Folk and Traditional Arts
ACHF Cultural Heritage
Add new dancers, especially ages 4-6, and retain existing dancers through compelling dance education, costuming, workshops, and performances. Measure the increase in number of dancers in each age group and the number of older dancers retained through their college years. 2: Develop future instructors/choreographers by offering instructor jobs, advanced workshops, motivational performances, and financial stipends. Measure the number of older dancers who agree to become instructors, parents who previously danced and now bring their kids and agree to become instructors, and participants in advanced Ukrainian dance workshops that are interested in choreography.

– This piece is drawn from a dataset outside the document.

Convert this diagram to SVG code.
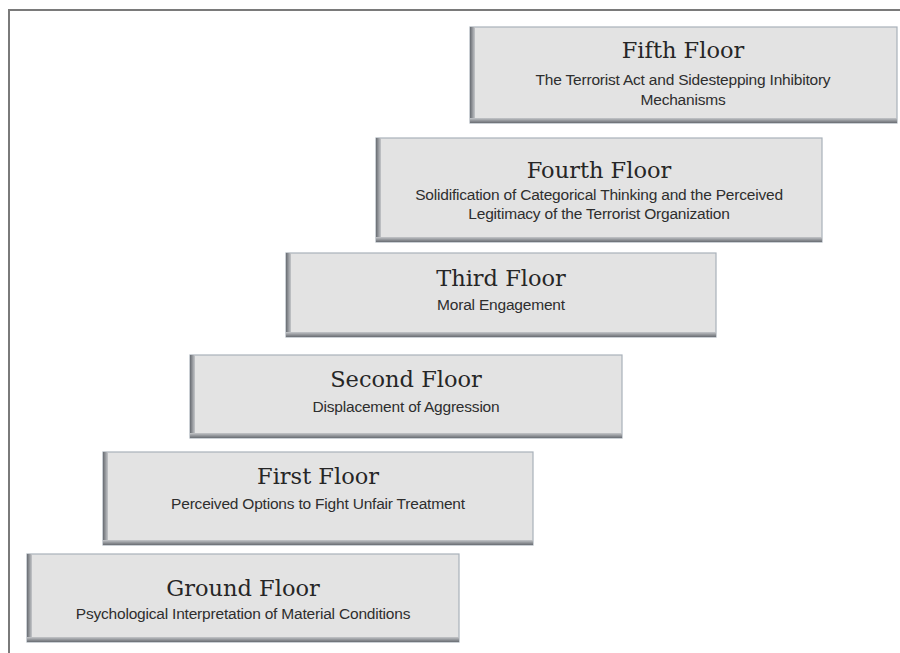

Projected outcome: Adding new dancers, especially ages 4-6, and retaining existing dancers through compelling dance education, costuming, workshops, and performance. Cheremosh Ukrainian Dance Ensemble experienced a surge of new members for its 2013-2014 season: 17 dancers between three and eight years old. This resulted from an increased number of grant-enabled performances for the 2012-2013 season, including one at the Cowles Center for Dance, as well as enhanced visibility and marketing efforts within the Ukrainian and general American communities. The group retained a large majority of its existing dancers. Workshops led by guest choreographers exposed dancers to new styles and techniques; the troupe's artistic director choreographed new dances for each age group; and performances at new, larger performance created excitement. In addition, some dancers received new, handmade costumes representing various regions of Ukraine. 2: Cheremosh significantly enhanced efforts to motivate dancers and create new apprentice opportunities. Grant support allowed performances before larger audiences at more premiere and public venues providing member dancers with a renewed enthusiasm for Ukrainian folk dance. Grant money supported new paid internship positions for members of the oldest dance group to instruct younger dancers, thereby building their commitment to the future growth of the ensemble. This was so successful that for the upcoming 2013-2014 season, we expanded this apprentice program to include four teenaged members, each with outside ballet training, to instruct younger dancers on ballet positions, poise, and technique.